Art Ford really wasn’t sure what he’d do for a living, but he probably didn’t envision union busting. After getting a degree in journalism at the University of Missouri in the 1940s, he ended up working at a newspaper in Evansville.
But when he learned his wife was pregnant, he left that job and they moved back to St. Louis to be near family.
Ford quickly landed a job at the INS wire service, and it wasn’t long before a friend suggested some extra money could be made by doing weekend work at a local radio station, KSTL.
That inauspicious beginning in the broadcast business in 1953 led to a career that spanned four decades.
KSTL wasn’t a particularly glamorous place to work in 1953. The studios were located in a quonset hut on the east side of the Mississippi just under the MacArthur Bridge. The station had been put on the air by Grove Laboratories in 1948, but it was licensed for daytime only broadcasting. After about a year-and-a-half on the air, Art Ford was bored, and one of his managers suggested he move over to the sales side of the radio business.
That also meant a physical move across the river. It seems the station’s sales offices were at co-owned UHF KSTN-TV at the corner of Hampton and Berthold. It wasn’t long before circumstances evolved that catapulted Ford to a position of making radio station management decisions. This was when the real challenges began.
Running a daytime radio station in a major market can be extremely challenging. There were union contracts to fulfill and overhead costs to cover, but the limited power and number of hours of airtime meant there weren’t as many ad availabilities.
Ford says he got around this in two ways: The mornings were filled with religious programming which brought in enough money to cover operating costs. In the afternoon, Carson’s Furniture Store bought a daily time block and put country disc jockey Johnny Rion on the air to represent them. This allowed KSTL to turn a profit, although the Carson’s sponsorship forbade any ads for competitive products like furniture and jewelry. Rion was never actually an employee of the station. He was paid by his sponsor.
In the late 50s rock and roll swept into the market and Ford thought it would be a good idea to counter-program with “good music.” He hired the market’s only black disc jockey, Spider Burks, to do his jazz show from 1:30 – 3 and then brought in TV personality Chuck Norman to deejay until sign-off. “We had the best music programming in the city,” says Ford, “but the fact that we were a daytimer really hurt us.”
In 1965, Art Ford was made the station general manager, and country music soon returned. Jenny Jamison, a singer who had a couple of successful country records, was added to the on-air staff. KSTL became the top country station in the market, and the station’s studios were moved out of the quonset hut and into an office on Laclede’s Landing.
1975 was a rough year in the history of the station. The owners had sold their FM frequency three years earlier, but the International Brotherhood of Electrical Workers insisted that the company maintain its full engineering roster.

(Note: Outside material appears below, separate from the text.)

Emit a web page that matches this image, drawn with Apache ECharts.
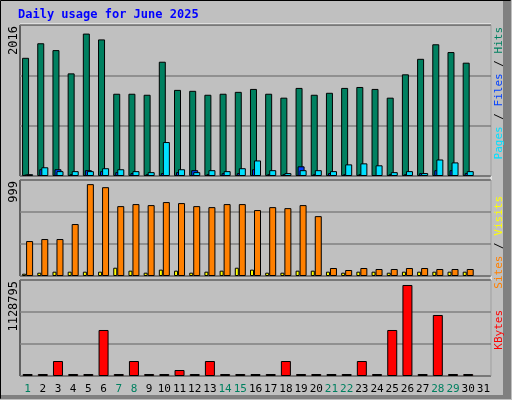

This meant keeping four full-time engineers on the staff to operate one daytime AM station, a station that was limited to 9 ½ hours of daily broadcasting during the winter months of November, December and January. Ford says he brought this up each year during labor negotiations, even offering to find another job for one of the engineers, but after three years of negotiating, the union threatened to “walk” if the contract was not signed. “I said ‘I’ve worked with those guys for years, but if they walk it’ll be the saddest thing they ever did,’” Ford remembers.
That’s when the going got rough. The engineers walked out and management continued operating without them. There were charges and countercharges. Management hired a consulting engineer and continued operating. In the end, the union lost their battle and KSTL went on without their services. Art Ford, the former newspaperman, eventually moved on to manage WGNU and later retired from the business.